In the end every adventurer returned to fall back in step with the column. And on went the march – an endless looping of the loop by witless troops who’d lost their leader but were simply unable to abandon their path.”
Another more sympathetic and heart-wrenching portrait of a beaten but dignified people comes in a picture of a robbed platform vendor:
“At one big junction we were in our seats, having a snack, when we heard a commotion on the platform. One of the food vendors, a girl about my age, was standing with a tray on her head, crying her eyes out. The tray was empty, but the girl – by force of habit, apparetly – kept it balanced on her head. The effort required an erect posture comically at odds with her misery.
The face under the tray was puffy and wet. Through her sobs, she was trying to tell some sort of story to the people who’d gathered around.
‘What is happening?’ Merc asked, in her quaint Daan, of someone below.
‘She has been robbed,’ said the person on the platform, in precise English. He had a plump mole in the middle of his chin out of which grew three luxuriant hairs. ‘They have taken everything. They have taken the food, they have taken all her money. Now she fears going home because she will be thrashed.’”
A cynical and bitter portrait of a downtrodden country which deserves better.

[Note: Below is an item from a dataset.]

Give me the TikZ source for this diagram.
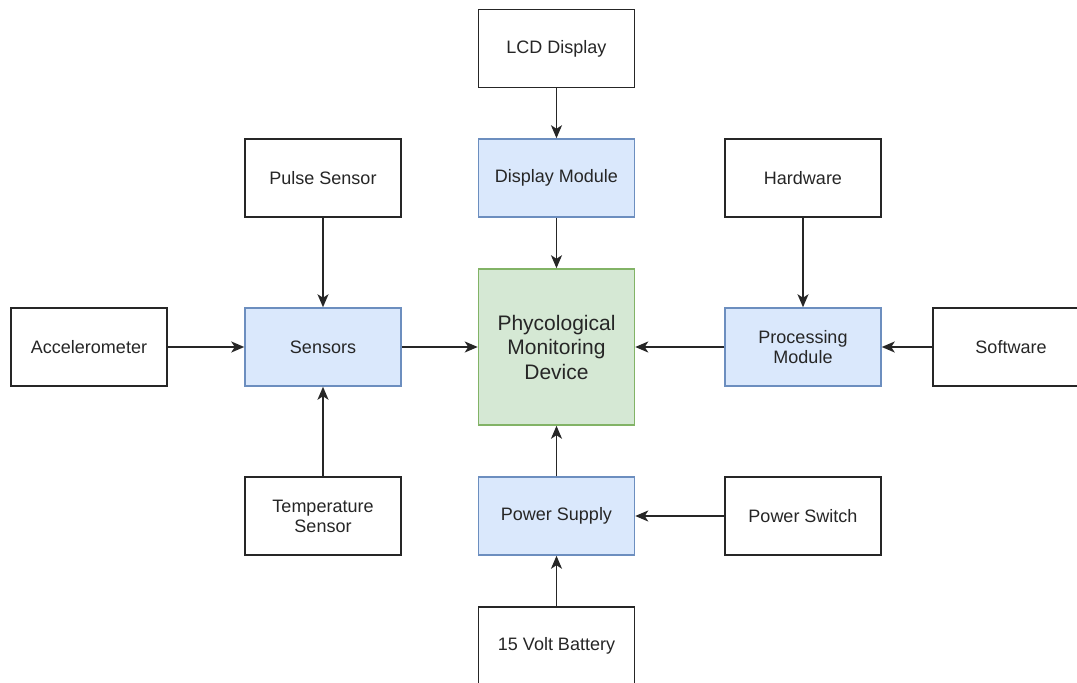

At the same time I was reading Finding George Orwell in Burma by Emma Larkin as my travel book, which proved the perfect accompaniment. At first blush, Orwell’s stint as a policeman in the British colonial government might not seem to have much to do with his masterworks, Nineteen Eighty-Four and Animal Farm, but Larkin shows just how ‘orwellian’ the military dictatorship was at its height.

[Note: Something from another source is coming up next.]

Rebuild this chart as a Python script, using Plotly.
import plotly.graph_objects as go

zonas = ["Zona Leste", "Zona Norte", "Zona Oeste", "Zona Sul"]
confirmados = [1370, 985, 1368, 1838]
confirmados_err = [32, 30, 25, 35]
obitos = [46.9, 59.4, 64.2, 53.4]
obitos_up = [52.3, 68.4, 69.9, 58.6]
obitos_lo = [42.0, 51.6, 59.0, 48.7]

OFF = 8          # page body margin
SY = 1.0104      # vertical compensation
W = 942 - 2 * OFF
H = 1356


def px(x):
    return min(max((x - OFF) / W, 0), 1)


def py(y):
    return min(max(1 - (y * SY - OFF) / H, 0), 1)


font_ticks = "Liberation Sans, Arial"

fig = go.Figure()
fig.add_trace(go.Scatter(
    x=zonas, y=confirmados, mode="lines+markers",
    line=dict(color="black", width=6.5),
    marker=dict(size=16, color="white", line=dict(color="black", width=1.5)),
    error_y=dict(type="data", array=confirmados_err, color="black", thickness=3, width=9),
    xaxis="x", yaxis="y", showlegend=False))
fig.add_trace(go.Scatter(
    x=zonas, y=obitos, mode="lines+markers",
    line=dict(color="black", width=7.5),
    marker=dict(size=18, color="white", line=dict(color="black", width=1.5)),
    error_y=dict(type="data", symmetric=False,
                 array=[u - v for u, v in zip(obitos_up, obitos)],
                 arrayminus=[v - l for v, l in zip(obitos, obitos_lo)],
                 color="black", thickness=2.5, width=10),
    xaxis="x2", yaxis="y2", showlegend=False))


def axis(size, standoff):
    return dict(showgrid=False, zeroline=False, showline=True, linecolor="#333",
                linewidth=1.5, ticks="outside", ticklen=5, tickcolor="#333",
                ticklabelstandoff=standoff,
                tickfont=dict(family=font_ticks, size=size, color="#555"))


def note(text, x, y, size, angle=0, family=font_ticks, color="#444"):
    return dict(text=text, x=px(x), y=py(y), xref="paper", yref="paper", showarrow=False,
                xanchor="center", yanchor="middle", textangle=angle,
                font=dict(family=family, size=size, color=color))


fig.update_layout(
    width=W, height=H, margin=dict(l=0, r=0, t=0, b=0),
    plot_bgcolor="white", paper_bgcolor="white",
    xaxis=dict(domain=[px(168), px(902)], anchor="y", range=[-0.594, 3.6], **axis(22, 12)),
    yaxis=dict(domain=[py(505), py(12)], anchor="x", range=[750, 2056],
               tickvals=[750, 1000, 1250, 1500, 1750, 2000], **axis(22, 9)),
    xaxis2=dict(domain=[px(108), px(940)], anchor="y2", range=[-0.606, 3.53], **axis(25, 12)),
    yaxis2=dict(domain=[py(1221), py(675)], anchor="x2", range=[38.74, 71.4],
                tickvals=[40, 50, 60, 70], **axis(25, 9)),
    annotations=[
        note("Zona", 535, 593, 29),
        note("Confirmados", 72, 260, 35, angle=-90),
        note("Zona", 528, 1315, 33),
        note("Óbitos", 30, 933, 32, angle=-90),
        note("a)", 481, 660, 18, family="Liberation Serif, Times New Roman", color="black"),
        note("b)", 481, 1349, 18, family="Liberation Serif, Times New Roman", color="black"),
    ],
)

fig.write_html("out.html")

Wendy LAW-YONE (1947 – ), Irrawaddy Tango, Evanston, IL, Triquarterly Books, Northwestern University Press, 1993, ISBN 0-8101-5142-1
A lecturer (lecher?) commits an ethical crime at his university and is sanctioned by it. He is, we assume, a White, although I don’t think this is ever spelled out. He refuses to admit his guilt but ‘goes into laager’ (as a South African would say), staying on his daughter’s isolated farm where she lives a rather idealistic 1960’s-ish lifestyle (VW Kombi included). While she looks after him, they no longer see eye to eye. She seems to see supine acceptance and resignation as the only way to survive in the new South Africa where Blacks have the power, at least partly as penance for the apartheid that was inflicted on them, and despite her terrible suffering seems more likely to get along in the new world than her fossil father.
“’Aren’t you nervous by yourself?’
Lucy shrugs. ‘There are the dogs. Dogs still mean something. The more dogs, the more deterrence. Anyhow, if there were to be a break-in, I don’t see that two people would be better than one.’
‘That’s very philosophical.’
‘Yes. When all else fails, philosophise.’”
There are two parts to the story. In the first, set in the city, he is in his own world and in control (or so he thinks). In the second, out on the farm, everything is out of his control, the Blacks are taking over, and he is incapable of understanding them. His daughter, on the other hand, is full of forbearance and fortitude, and can adapt to the changing circumstances (which isn’t to say that she isn’t traumatised by them).
The characters brilliantly symbolise the changing face of this fraught land. This is a simply written but insightful novel by a truly great writer.